XHHO-FM
- Ciudad Obregón, Sonora; Mexico;
- Frequency: 97.7 FM
- Branding: Máxima

Programming
- Format: Pop

Ownership
- Owner: Radio S.A.; (XEHO de Obregón, S.A. de C.V.);
- Sister stations: XHGON-FM

History
- First air date: March 2, 1959 (concession)

Technical information
- Licensing authority: CRT
- Class: B1
- ERP: 25 kW
- Transmitter coordinates: 27°34′31″N 109°56′28″W﻿ / ﻿27.57528°N 109.94111°W

Links
- Webcast: Listen live
- Website: maxima977.mx

= XHHO-FM =

Radio station in Ciudad Obregón, Sonora, Mexico

XHHO-FM is a radio station on 97.7 FM in Ciudad Obregón, Sonora, Mexico.
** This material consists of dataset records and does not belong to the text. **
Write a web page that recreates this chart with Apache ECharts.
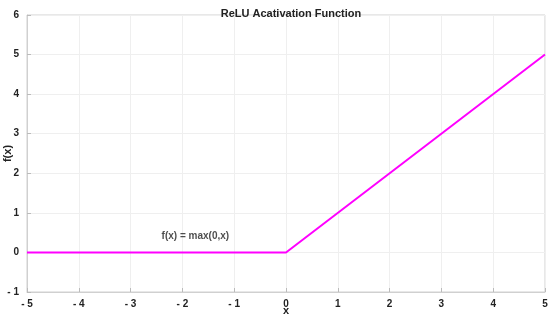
<!DOCTYPE html>
<html>
<head>
<meta charset="utf-8">
<script src="https://cdn.jsdelivr.net/npm/echarts@6/dist/echarts.min.js"></script>
<style>
  html, body { margin: 0; padding: 0; background: #fff; }
  #main { width: 550px; height: 319px; }
</style>
</head>
<body>
<div id="main"></div>
<script>
// ReLU 曲线的关键点
const xs = [-5, 0, 5];
const ys = [0, 0, 5];
// 公式标注位置
const noteX = -1.75;
const noteY = 0.42;
const noteText = 'f(x) = max(0,x)';

const font = 'Liberation Sans, Arial, sans-serif';
const boxColor = '#d0d0d0';

let chart = echarts.init(document.getElementById('main'));

// 负号后带空格，例如 "- 4"
const fmtTick = v => v < 0 ? '- ' + Math.abs(v) : String(v);

let axisCommon = {
    axisLine: {show: true, onZero: false, lineStyle: {color: boxColor, width: 1}},
    axisTick: {show: true, inside: true, length: 4, lineStyle: {color: '#bbb'}},
    splitLine: {show: true, lineStyle: {color: '#efefef', width: 1}},
    axisLabel: {color: '#222', fontSize: 10, fontWeight: 'bold', fontFamily: font, formatter: fmtTick},
    nameTextStyle: {color: '#222', fontSize: 11, fontWeight: 'bold', fontFamily: font},
    nameMoveOverlap: false
};

let option = {
    animation: false,
    backgroundColor: '#fff',
    title: {
        text: 'ReLU Acativation Function',
        left: 286, top: 3, textAlign: 'center',
        textStyle: {fontSize: 11, fontWeight: 'bold', color: '#222', fontFamily: font}
    },
    grid: {
        left: 27, right: 5, top: 15, bottom: 27,
        containLabel: false, outerBoundsMode: 'none',
        show: true, borderColor: boxColor, borderWidth: 1
    },
    xAxis: Object.assign({}, axisCommon, {
        type: 'value', min: -5, max: 5, interval: 1,
        name: 'x', nameLocation: 'middle', nameGap: 13,
        axisLabel: Object.assign({}, axisCommon.axisLabel, {margin: 7})
    }),
    yAxis: Object.assign({}, axisCommon, {
        type: 'value', min: -1, max: 6, interval: 1,
        name: 'f(x)', nameLocation: 'middle', nameGap: 14, nameRotate: 90,
        axisLabel: Object.assign({}, axisCommon.axisLabel, {margin: 8})
    }),
    series: [
        {
            type: 'line',
            data: xs.map((x, i) => [x, ys[i]]),
            symbol: 'none',
            lineStyle: {color: '#ff00ff', width: 2},
            z: 5
        },
        {
            type: 'scatter',
            data: [[noteX, noteY]],
            symbolSize: 0,
            silent: true,
            label: {
                show: true, position: 'inside', formatter: noteText,
                color: '#222', fontSize: 10, fontWeight: 'bold', fontFamily: font
            }
        }
    ]
};
chart.setOption(option);
</script>
</body>
</html>
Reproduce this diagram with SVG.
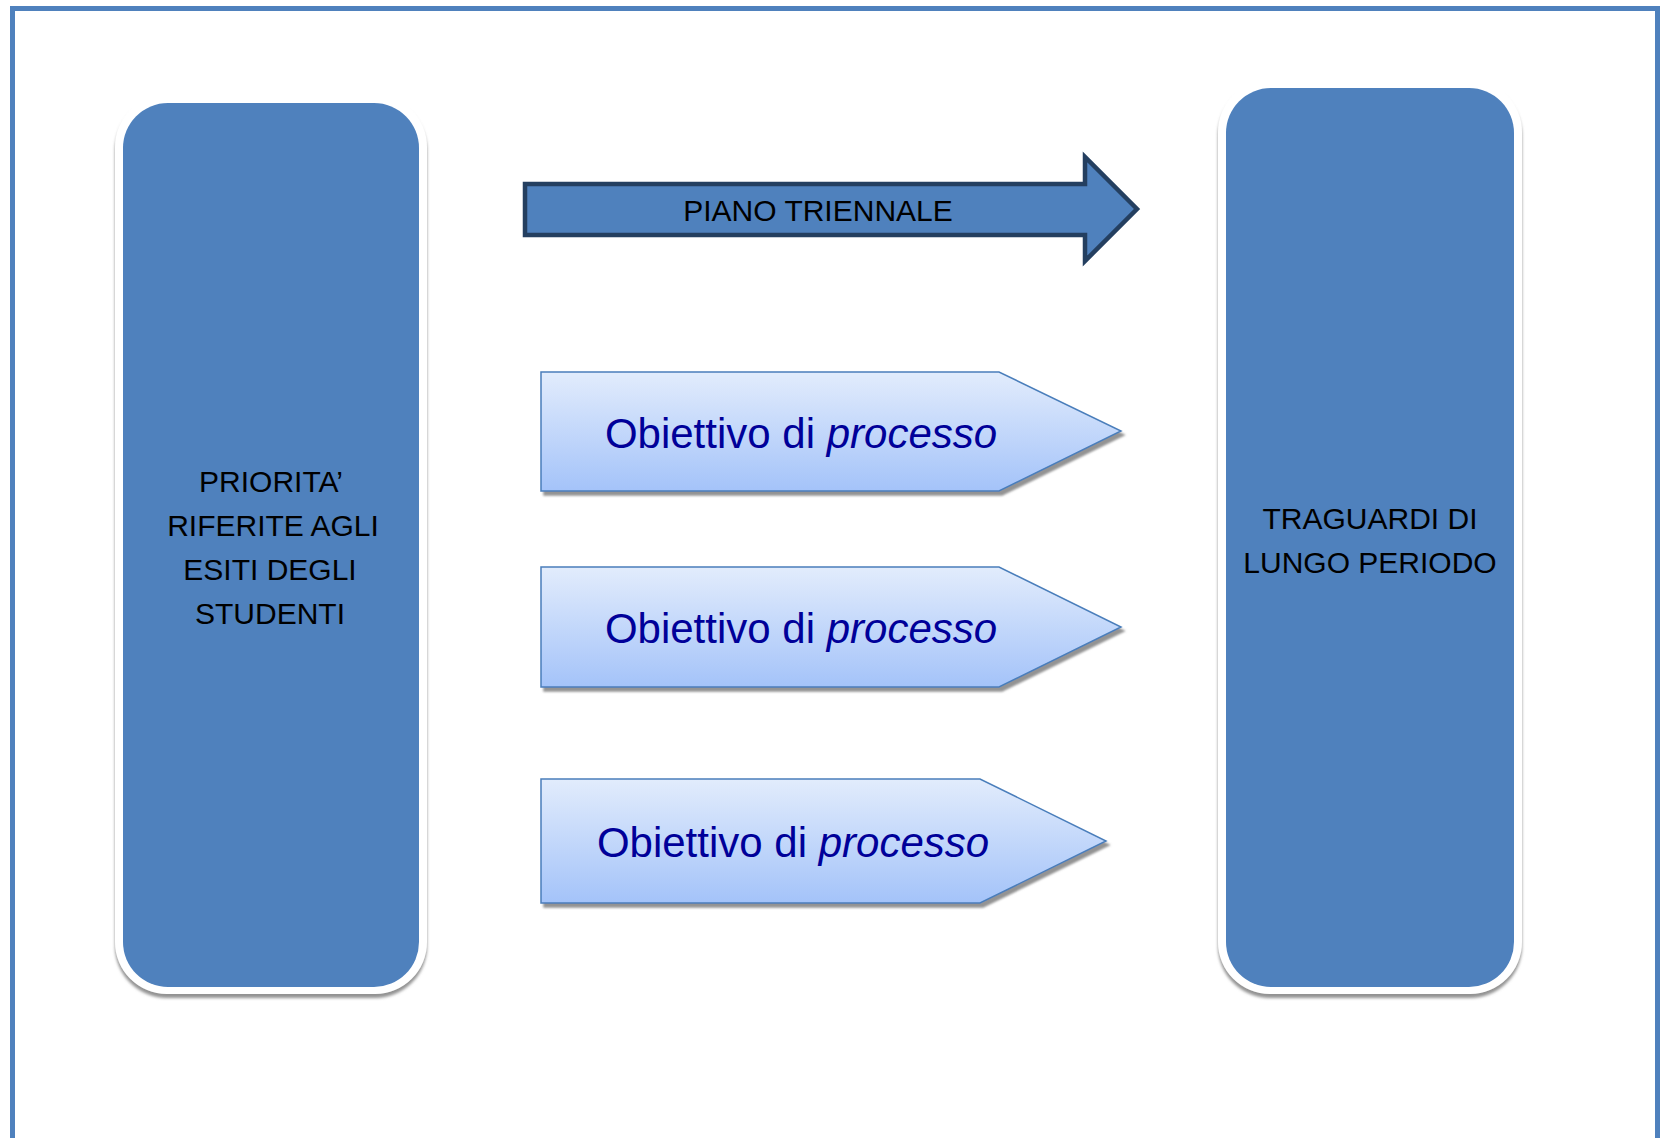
<svg xmlns="http://www.w3.org/2000/svg" width="1660" height="1138" viewBox="0 0 1660 1138">
  <style>
    .lbl { font-family: "Liberation Sans", Arial, sans-serif; font-size: 30px; fill: #000000; text-anchor: middle; }
    .obj { font-family: "Liberation Sans", Arial, sans-serif; font-size: 42px; fill: #000099; text-anchor: middle; }
    .blue { fill: #4F81BD; }
    .frame { fill: #FFFFFF; }
    .chev { fill: url(#chevGrad); stroke: #4A7EBB; stroke-width: 1.5; }
  </style>
  <defs>
    <linearGradient id="chevGrad" x1="0" y1="0" x2="0" y2="1">
      <stop offset="0" stop-color="#E2ECFC"/>
      <stop offset="1" stop-color="#A4C3F9"/>
    </linearGradient>
    <filter id="boxShadow" x="-10%" y="-10%" width="120%" height="120%">
      <feGaussianBlur in="SourceAlpha" stdDeviation="1.5"/>
      <feOffset dx="0" dy="4" result="b"/>
      <feFlood flood-color="#7F7F7F" flood-opacity="0.85"/>
      <feComposite in2="b" operator="in"/>
      <feMerge><feMergeNode/><feMergeNode in="SourceGraphic"/></feMerge>
    </filter>
    <filter id="chevShadow" x="-10%" y="-10%" width="120%" height="130%">
      <feGaussianBlur in="SourceAlpha" stdDeviation="1"/>
      <feOffset dx="3" dy="4" result="b"/>
      <feFlood flood-color="#808080" flood-opacity="0.85"/>
      <feComposite in2="b" operator="in"/>
      <feMerge><feMergeNode/><feMergeNode in="SourceGraphic"/></feMerge>
    </filter>
  </defs>

  <rect x="0" y="0" width="1660" height="1138" fill="#FFFFFF"/>
  <rect id="border" x="12.5" y="8.5" width="1645" height="1200" fill="none" stroke="#4F81BD" stroke-width="5"/>

  <g id="priorita">
    <rect class="frame" x="115" y="95" width="312" height="899" rx="52" ry="52" filter="url(#boxShadow)"/>
    <rect class="blue" x="123" y="103" width="296" height="884" rx="45" ry="45"/>
    <text class="lbl" x="271" y="492">PRIORITA’</text>
    <text class="lbl" x="273" y="536">RIFERITE AGLI</text>
    <text class="lbl" x="270" y="580">ESITI DEGLI</text>
    <text class="lbl" x="270" y="624">STUDENTI</text>
  </g>

  <g id="traguardi">
    <rect class="frame" x="1218" y="80" width="304" height="914" rx="52" ry="52" filter="url(#boxShadow)"/>
    <rect class="blue" x="1226" y="88" width="288" height="899" rx="45" ry="45"/>
    <text class="lbl" x="1370" y="529">TRAGUARDI DI</text>
    <text class="lbl" x="1370" y="573">LUNGO PERIODO</text>
  </g>

  <g id="piano">
    <polygon points="525,184 1085,184 1085,157 1137,209 1085,261 1085,235 525,235" fill="#4F81BD" stroke="#243F60" stroke-width="4.5" stroke-linejoin="miter"/>
    <text class="lbl" x="818" y="221">PIANO TRIENNALE</text>
  </g>

  <g id="obiettivo1">
    <polygon class="chev" points="541,372 999,372 1121,431 999,491 541,491" filter="url(#chevShadow)"/>
    <text class="obj" x="801" y="448">Obiettivo di <tspan font-style="italic">processo</tspan></text>
  </g>

  <g id="obiettivo2">
    <polygon class="chev" points="541,567 999,567 1121,627 999,687 541,687" filter="url(#chevShadow)"/>
    <text class="obj" x="801" y="643">Obiettivo di <tspan font-style="italic">processo</tspan></text>
  </g>

  <g id="obiettivo3">
    <polygon class="chev" points="541,779 980,779 1106,841 980,903 541,903" filter="url(#chevShadow)"/>
    <text class="obj" x="793" y="857">Obiettivo di <tspan font-style="italic">processo</tspan></text>
  </g>

  <g id="connectors"></g>
</svg>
It is owned by Radio S.A. and carries its Máxima format.

==History==
XEHO-AM 910 received its concession on February 7, 1957. It was owned by Josefina María de García de León and broadcast with 1,000 watts day and 250 night. XEHO was bought by Radio Son, S.A. (in 1972), Sistemas Publicitarios y de Mercadotecnia de Obregón, S.A. de C.V. (in 1992), and Fantasía Musical 58, S.A. de C.V. (in 2004). By the time of the latter acquisition, XEHO had moved to 580 kHz.

The current concessionaire was created in 2011, the same year that XEHO was cleared to move to FM as XHHO-FM 97.7.